As I prepare for the invasion of my town by baseball fans big and small, I find myself infinitely more interested in the other World Series: The $10,000 No Limit Texas Hold ‘Em Main Event, where thousands of players enter in July, and only nine remain for the final table in November.
What do I like about the World Series of Poker?
It’s international. There are many Americans, true, but also players from Australia, Russia, France, Canada, England, Denmark, China, heck, even Ecuador. Where else, that doesn’t involve snow or ice (or maybe handball), can you see Norwegians and Swedes compete at this level?
It’s ageless.
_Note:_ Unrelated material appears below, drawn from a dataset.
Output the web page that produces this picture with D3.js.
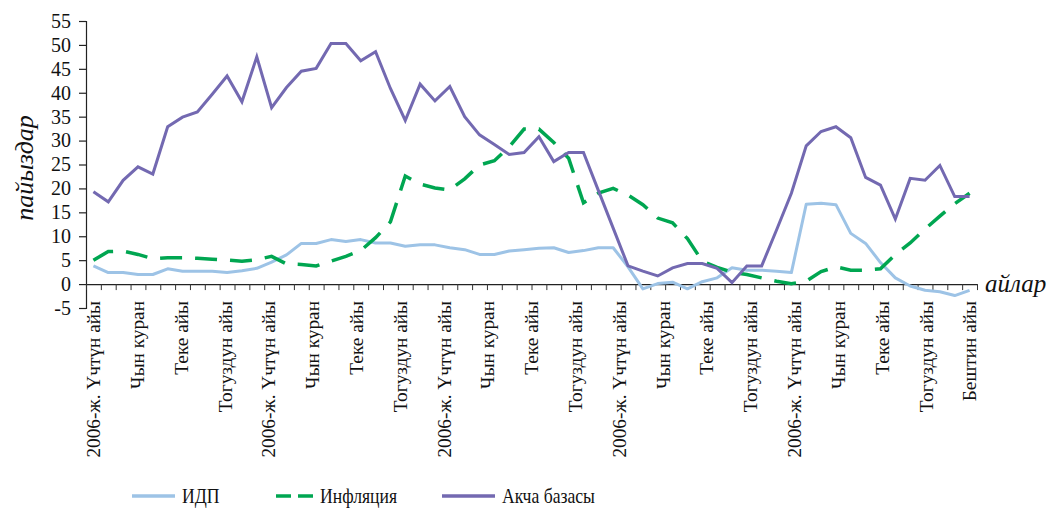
<!DOCTYPE html>
<html><head><meta charset="utf-8">
<script src="https://cdn.jsdelivr.net/npm/d3@7"></script>
<style>
html,body{margin:0;padding:0;background:#fff;}
svg{display:block;font-family:"Liberation Serif","Times New Roman",serif;}
</style></head>
<body>
<svg id="chart" width="1052" height="508"></svg>
<script>
const seriesNames = ["ИДП", "Инфляция", "Акча базасы"];
const gdp = [3.8,2.4,2.4,2.0,2.0,3.2,2.7,2.7,2.7,2.4,2.8,3.3,4.6,6.1,8.5,8.5,9.3,8.9,9.3,8.6,
             8.6,7.9,8.2,8.2,7.6,7.2,6.2,6.2,6.9,7.2,7.5,7.6,6.6,7.0,7.6,7.6,3.6,-1.0,0.1,0.4,
             -1.0,0.5,1.3,3.4,2.9,2.9,2.7,2.4,16.7,16.9,16.6,10.6,8.5,4.5,1.3,-0.4,-1.3,-1.6,-2.4,-1.3];
const inflation = [5.0,6.8,6.9,6.2,5.3,5.5,5.5,5.4,5.2,5.0,4.8,5.1,5.8,4.2,4.1,3.8,4.8,5.8,7.0,9.7,
                   13.0,22.6,20.9,20.1,19.7,22.0,24.9,25.8,28.7,32.4,32.4,29.6,26.3,17.0,19.0,20.0,18.6,16.6,13.8,12.8,
                   9.5,4.8,3.5,2.5,2.0,1.3,0.6,0.1,0.6,2.6,3.6,2.9,2.9,3.2,6.2,8.6,11.5,14.2,16.8,19.0];
const moneyBase = [19.3,17.2,21.7,24.5,23.0,32.9,34.9,36.0,39.7,43.5,38.1,47.5,36.9,41.1,44.5,45.1,50.3,50.3,46.7,48.6,
                   40.9,34.2,41.8,38.3,41.3,35.0,31.2,29.2,27.1,27.5,30.8,25.6,27.5,27.5,19.6,11.7,3.8,2.7,1.7,3.4,
                   4.3,4.3,3.3,0.3,3.8,3.8,11.3,19.0,28.9,31.9,32.9,30.6,22.3,20.7,13.6,22.1,21.7,24.8,18.3,18.3];
const xLabels = ["2006-ж. Үчтүн айы","Чын куран","Теке айы","Тогуздун айы",
                 "2006-ж. Үчтүн айы","Чын куран","Теке айы","Тогуздун айы",
                 "2006-ж. Үчтүн айы","Чын куран","Теке айы","Тогуздун айы",
                 "2006-ж. Үчтүн айы","Чын куран","Теке айы","Тогуздун айы",
                 "2006-ж. Үчтүн айы","Чын куран","Теке айы","Тогуздун айы",
                 "Бештин айы"];
const yTicks = [-5,0,5,10,15,20,25,30,35,40,45,50,55];
const yTitle = "пайыздар";
const xTitle = "айлар";

const colors = ["#9dc3e6", "#00a651", "#7369b1"];
const svg = d3.select("#chart");
const n = moneyBase.length;
const x = d3.scaleLinear().domain([-0.5, n - 0.5]).range([86, 977]);
const y = d3.scaleLinear().domain([-5, 55]).range([308, 21]);

// y axis
const yAxis = d3.axisLeft(y).tickValues(yTicks).tickSize(7).tickPadding(8).tickFormat(d => String(d));
const gy = svg.append("g").attr("transform", "translate(86,0)").call(yAxis);
gy.select(".domain").attr("stroke", "#222").attr("stroke-width", 1.2);
gy.selectAll(".tick line").attr("stroke", "#222").attr("stroke-width", 1.2);
gy.selectAll(".tick text").attr("font-size", 20).attr("fill", "#111")
  .attr("font-family", "Liberation Serif, Times New Roman, serif");

// x axis at 0
const bounds = d3.range(n + 1).map(i => i - 0.5);
const xAxis = d3.axisBottom(x).tickValues(bounds).tickSize(6).tickSizeOuter(0).tickFormat("");
const gx = svg.append("g").attr("transform", `translate(0,${y(0)})`).call(xAxis);
gx.select(".domain").attr("stroke", "#222").attr("stroke-width", 1.2);
gx.selectAll(".tick line").attr("stroke", "#333").attr("stroke-width", 1);

// x labels
const labelPos = xLabels.map((d, k) => k * (n - 1) / (xLabels.length - 1));
svg.append("g").selectAll("text").data(xLabels).join("text")
  .attr("transform", (d, k) => `translate(${x(labelPos[k])},301) rotate(-90)`)
  .attr("text-anchor", "end").attr("dy", "0.35em")
  .attr("font-size", 19.3).attr("fill", "#111").text(d => d);

// lines
const line = d3.line().x((d, i) => x(i)).y(d => y(d));
svg.append("path").datum(gdp).attr("d", line).attr("fill", "none")
  .attr("stroke", colors[0]).attr("stroke-width", 3).attr("stroke-linejoin", "round");
svg.append("path").datum(inflation).attr("d", line).attr("fill", "none")
  .attr("stroke", colors[1]).attr("stroke-width", 3.5).attr("stroke-dasharray", "22,13");
svg.append("path").datum(moneyBase).attr("d", line).attr("fill", "none")
  .attr("stroke", colors[2]).attr("stroke-width", 3).attr("stroke-linejoin", "miter");

// titles
svg.append("text").attr("transform", "translate(33,168) rotate(-90)")
  .attr("text-anchor", "middle").attr("font-style", "italic").attr("font-size", 26)
  .attr("fill", "#111").text(yTitle);
svg.append("text").attr("x", 985).attr("y", 292)
  .attr("font-style", "italic").attr("font-size", 25).attr("fill", "#111").text(xTitle);

// legend
const legX = [132, 276, 442];
const legW = [43, 37, 53];
const lg = svg.append("g");
seriesNames.forEach((name, k) => {
  const l = lg.append("line").attr("x1", legX[k]).attr("x2", legX[k] + legW[k])
    .attr("y1", 496).attr("y2", 496).attr("stroke", colors[k]).attr("stroke-width", 3.5);
  if (k === 1) l.attr("stroke-dasharray", "15,7");
  lg.append("text")
    .attr("transform", `translate(${legX[k] + legW[k] + 7},503) scale(0.82,1)`)
    .attr("font-size", 21.5).attr("fill", "#111").text(name);
});
</script>
</body></html>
Competitors at this year’s tournament included 97-year-old Jack Ury, who survived through Day 2, 76-year-old Doyle Brunson, who won back-to-back Main Events in 1976 and 1977, and Joe Cada, who, at the age of 21, became the youngest champion ever in 2009.
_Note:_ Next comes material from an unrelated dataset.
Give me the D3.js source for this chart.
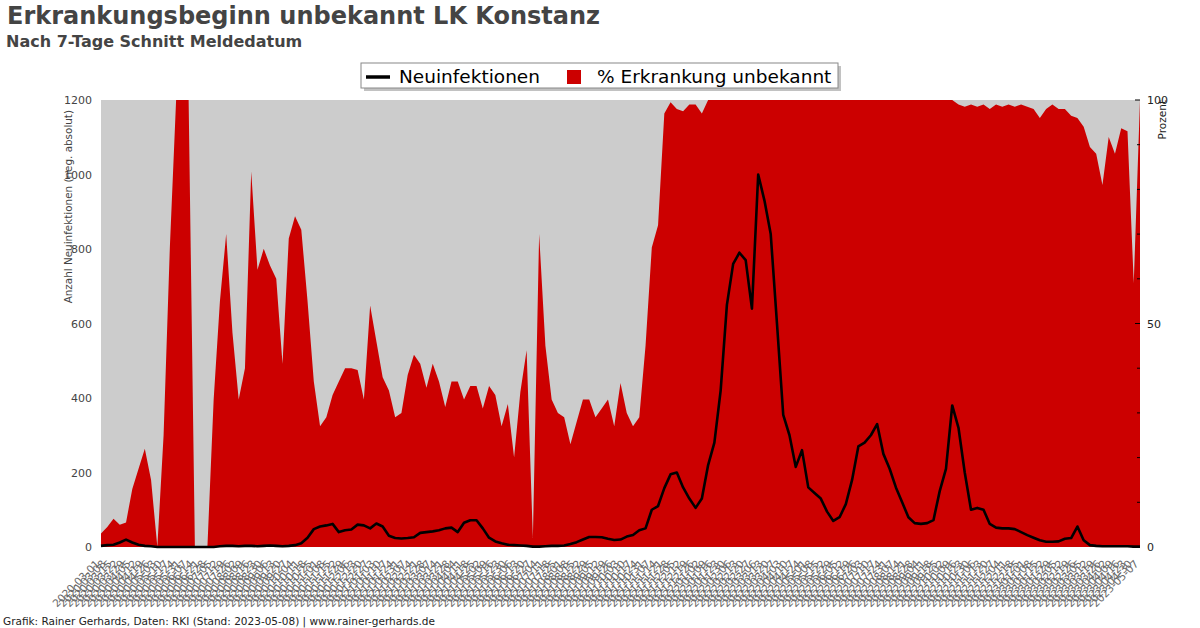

It’s egalitarian. You have your pros. You have your occasional celebrities (Jason Alexander, Don Cheadle, Hank Azaria). And, while women are few and far between, they are at least competitive. There are also plenty of non-professionals, including November Nine contender Soi Nguyen and once-in-a-lifetime hopefuls like wheelchair-bound Gary Kostiuk, an optometrist with multiple sclerosis who earned his place in this year’s tournament by winning a small, local satellite game. If you can believe it, this year’s “Bubble Boy” was a professional angler.
It involves a Bubble Boy. What more needs to be said?
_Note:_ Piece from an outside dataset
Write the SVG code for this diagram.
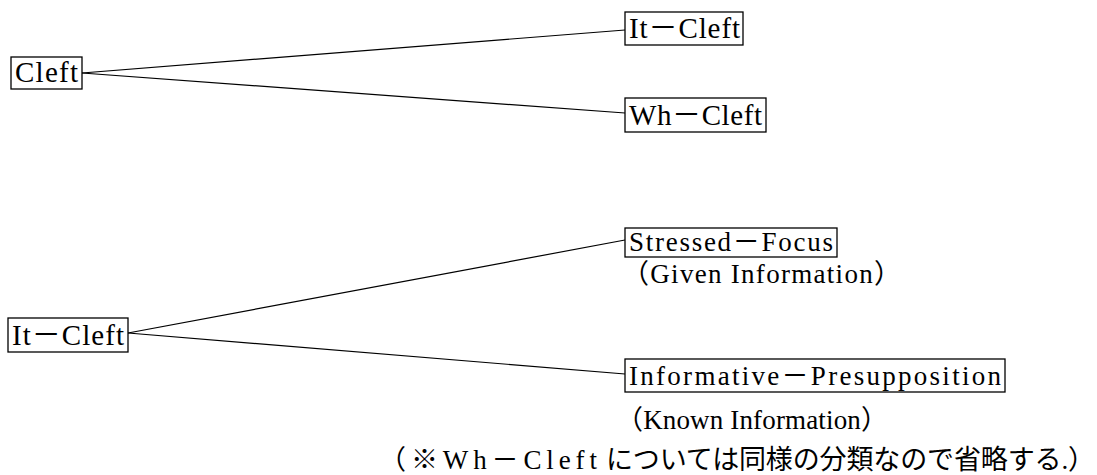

Sure, in my heart of hearts, I will always be a Red Sox fan. How could I not be after going to Fenway Park with my Dad to see Luis Tiant pitch, or having a stuffed bear whose extended list of middle names included Fred Lynn and Rico Petrocelli? But, these days, I’d rather watch the November Nine than the Boys of October.
*The bulk of the World Series of Poker is filmed over two weeks in July and shown Tuesdays on ESPN through early November, when the nine players who made it to the final table come back to determine the ultimate champion.